Up to and including the line with "const y=d3.scaleLinear().domain([-0.21,7.56]).range([B,T]);", write out the listing from its first line, minus the pictures.
START RAW DATA
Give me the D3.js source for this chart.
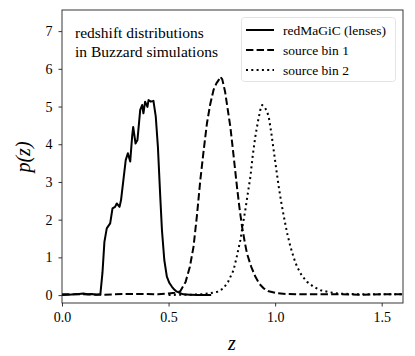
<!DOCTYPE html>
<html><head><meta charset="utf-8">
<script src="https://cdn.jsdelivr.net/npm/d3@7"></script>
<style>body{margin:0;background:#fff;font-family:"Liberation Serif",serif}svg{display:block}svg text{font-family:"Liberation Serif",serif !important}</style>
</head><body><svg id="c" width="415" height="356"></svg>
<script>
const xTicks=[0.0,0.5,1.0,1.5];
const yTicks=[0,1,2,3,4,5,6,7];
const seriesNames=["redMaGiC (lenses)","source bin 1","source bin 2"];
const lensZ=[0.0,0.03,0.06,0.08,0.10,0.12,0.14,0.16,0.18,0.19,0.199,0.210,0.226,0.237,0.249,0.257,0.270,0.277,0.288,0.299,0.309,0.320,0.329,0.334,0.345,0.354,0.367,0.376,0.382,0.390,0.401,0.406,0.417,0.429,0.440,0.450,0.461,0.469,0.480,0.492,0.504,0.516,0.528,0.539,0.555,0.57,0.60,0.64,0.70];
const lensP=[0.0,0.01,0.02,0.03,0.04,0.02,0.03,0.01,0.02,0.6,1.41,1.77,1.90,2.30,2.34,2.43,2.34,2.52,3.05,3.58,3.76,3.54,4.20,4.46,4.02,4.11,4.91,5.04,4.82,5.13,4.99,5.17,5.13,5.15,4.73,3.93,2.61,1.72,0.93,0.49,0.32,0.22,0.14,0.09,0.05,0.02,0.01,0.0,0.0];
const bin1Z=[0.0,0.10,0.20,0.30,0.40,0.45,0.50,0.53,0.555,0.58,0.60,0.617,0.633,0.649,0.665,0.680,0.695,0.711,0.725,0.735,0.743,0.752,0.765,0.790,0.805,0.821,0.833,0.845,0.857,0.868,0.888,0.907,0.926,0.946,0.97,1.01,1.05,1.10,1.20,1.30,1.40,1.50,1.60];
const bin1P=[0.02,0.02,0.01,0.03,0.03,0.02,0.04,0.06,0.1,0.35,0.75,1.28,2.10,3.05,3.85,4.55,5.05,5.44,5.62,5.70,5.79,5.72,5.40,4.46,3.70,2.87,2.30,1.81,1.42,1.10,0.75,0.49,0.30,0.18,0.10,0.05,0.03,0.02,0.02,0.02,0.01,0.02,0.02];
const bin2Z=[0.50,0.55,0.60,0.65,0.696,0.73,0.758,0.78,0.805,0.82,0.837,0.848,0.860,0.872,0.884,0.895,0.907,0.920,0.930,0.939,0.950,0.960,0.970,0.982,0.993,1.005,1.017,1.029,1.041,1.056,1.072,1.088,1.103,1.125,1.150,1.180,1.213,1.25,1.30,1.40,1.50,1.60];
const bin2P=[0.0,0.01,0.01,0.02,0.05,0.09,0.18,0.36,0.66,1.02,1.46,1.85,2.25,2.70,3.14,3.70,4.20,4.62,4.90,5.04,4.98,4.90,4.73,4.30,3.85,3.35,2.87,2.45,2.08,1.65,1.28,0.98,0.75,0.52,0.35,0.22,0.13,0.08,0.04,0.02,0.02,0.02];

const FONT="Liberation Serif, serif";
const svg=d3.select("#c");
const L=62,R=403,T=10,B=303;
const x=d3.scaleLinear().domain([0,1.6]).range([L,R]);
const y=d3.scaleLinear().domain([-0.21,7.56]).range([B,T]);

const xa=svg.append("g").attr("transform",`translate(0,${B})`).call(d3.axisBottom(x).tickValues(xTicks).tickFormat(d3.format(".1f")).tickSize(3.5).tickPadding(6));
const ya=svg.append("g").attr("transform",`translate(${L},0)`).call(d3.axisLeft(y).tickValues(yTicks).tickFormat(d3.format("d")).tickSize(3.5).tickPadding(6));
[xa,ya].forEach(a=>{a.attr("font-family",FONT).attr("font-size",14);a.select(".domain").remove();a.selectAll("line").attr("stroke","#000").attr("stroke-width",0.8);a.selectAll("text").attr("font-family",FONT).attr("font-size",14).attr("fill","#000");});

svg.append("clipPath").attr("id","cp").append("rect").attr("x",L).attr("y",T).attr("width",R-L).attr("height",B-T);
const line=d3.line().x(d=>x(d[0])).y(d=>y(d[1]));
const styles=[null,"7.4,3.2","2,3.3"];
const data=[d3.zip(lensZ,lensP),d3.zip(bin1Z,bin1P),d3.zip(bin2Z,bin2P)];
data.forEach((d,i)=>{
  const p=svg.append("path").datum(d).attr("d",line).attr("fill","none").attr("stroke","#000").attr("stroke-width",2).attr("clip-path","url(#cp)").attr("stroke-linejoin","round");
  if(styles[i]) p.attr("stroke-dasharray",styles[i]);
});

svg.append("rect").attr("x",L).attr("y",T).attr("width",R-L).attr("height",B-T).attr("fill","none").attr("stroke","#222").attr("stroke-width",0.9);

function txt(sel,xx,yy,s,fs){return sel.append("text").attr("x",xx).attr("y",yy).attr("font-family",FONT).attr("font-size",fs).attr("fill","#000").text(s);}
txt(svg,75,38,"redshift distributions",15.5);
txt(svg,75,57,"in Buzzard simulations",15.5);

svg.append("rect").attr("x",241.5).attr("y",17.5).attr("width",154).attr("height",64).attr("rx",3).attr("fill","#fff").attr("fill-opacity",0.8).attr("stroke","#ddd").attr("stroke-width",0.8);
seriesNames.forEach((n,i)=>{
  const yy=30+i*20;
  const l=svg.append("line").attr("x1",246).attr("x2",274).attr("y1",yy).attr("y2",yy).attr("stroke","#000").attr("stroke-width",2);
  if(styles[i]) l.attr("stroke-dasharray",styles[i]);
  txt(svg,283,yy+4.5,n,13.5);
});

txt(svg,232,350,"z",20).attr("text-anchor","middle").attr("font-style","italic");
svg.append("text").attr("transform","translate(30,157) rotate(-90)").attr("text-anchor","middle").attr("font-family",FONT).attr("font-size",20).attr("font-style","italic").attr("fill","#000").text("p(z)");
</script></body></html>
END RAW DATA
— REPLY —
Give me the D3.js source for this chart.
<!DOCTYPE html>
<html><head><meta charset="utf-8">
<script src="https://cdn.jsdelivr.net/npm/d3@7"></script>
<style>body{margin:0;background:#fff;font-family:"Liberation Serif",serif}svg{display:block}svg text{font-family:"Liberation Serif",serif !important}</style>
</head><body><svg id="c" width="415" height="356"></svg>
<script>
const xTicks=[0.0,0.5,1.0,1.5];
const yTicks=[0,1,2,3,4,5,6,7];
const seriesNames=["redMaGiC (lenses)","source bin 1","source bin 2"];
const lensZ=[0.0,0.03,0.06,0.08,0.10,0.12,0.14,0.16,0.18,0.19,0.199,0.210,0.226,0.237,0.249,0.257,0.270,0.277,0.288,0.299,0.309,0.320,0.329,0.334,0.345,0.354,0.367,0.376,0.382,0.390,0.401,0.406,0.417,0.429,0.440,0.450,0.461,0.469,0.480,0.492,0.504,0.516,0.528,0.539,0.555,0.57,0.60,0.64,0.70];
const lensP=[0.0,0.01,0.02,0.03,0.04,0.02,0.03,0.01,0.02,0.6,1.41,1.77,1.90,2.30,2.34,2.43,2.34,2.52,3.05,3.58,3.76,3.54,4.20,4.46,4.02,4.11,4.91,5.04,4.82,5.13,4.99,5.17,5.13,5.15,4.73,3.93,2.61,1.72,0.93,0.49,0.32,0.22,0.14,0.09,0.05,0.02,0.01,0.0,0.0];
const bin1Z=[0.0,0.10,0.20,0.30,0.40,0.45,0.50,0.53,0.555,0.58,0.60,0.617,0.633,0.649,0.665,0.680,0.695,0.711,0.725,0.735,0.743,0.752,0.765,0.790,0.805,0.821,0.833,0.845,0.857,0.868,0.888,0.907,0.926,0.946,0.97,1.01,1.05,1.10,1.20,1.30,1.40,1.50,1.60];
const bin1P=[0.02,0.02,0.01,0.03,0.03,0.02,0.04,0.06,0.1,0.35,0.75,1.28,2.10,3.05,3.85,4.55,5.05,5.44,5.62,5.70,5.79,5.72,5.40,4.46,3.70,2.87,2.30,1.81,1.42,1.10,0.75,0.49,0.30,0.18,0.10,0.05,0.03,0.02,0.02,0.02,0.01,0.02,0.02];
const bin2Z=[0.50,0.55,0.60,0.65,0.696,0.73,0.758,0.78,0.805,0.82,0.837,0.848,0.860,0.872,0.884,0.895,0.907,0.920,0.930,0.939,0.950,0.960,0.970,0.982,0.993,1.005,1.017,1.029,1.041,1.056,1.072,1.088,1.103,1.125,1.150,1.180,1.213,1.25,1.30,1.40,1.50,1.60];
const bin2P=[0.0,0.01,0.01,0.02,0.05,0.09,0.18,0.36,0.66,1.02,1.46,1.85,2.25,2.70,3.14,3.70,4.20,4.62,4.90,5.04,4.98,4.90,4.73,4.30,3.85,3.35,2.87,2.45,2.08,1.65,1.28,0.98,0.75,0.52,0.35,0.22,0.13,0.08,0.04,0.02,0.02,0.02];

const FONT="Liberation Serif, serif";
const svg=d3.select("#c");
const L=62,R=403,T=10,B=303;
const x=d3.scaleLinear().domain([0,1.6]).range([L,R]);
const y=d3.scaleLinear().domain([-0.21,7.56]).range([B,T]);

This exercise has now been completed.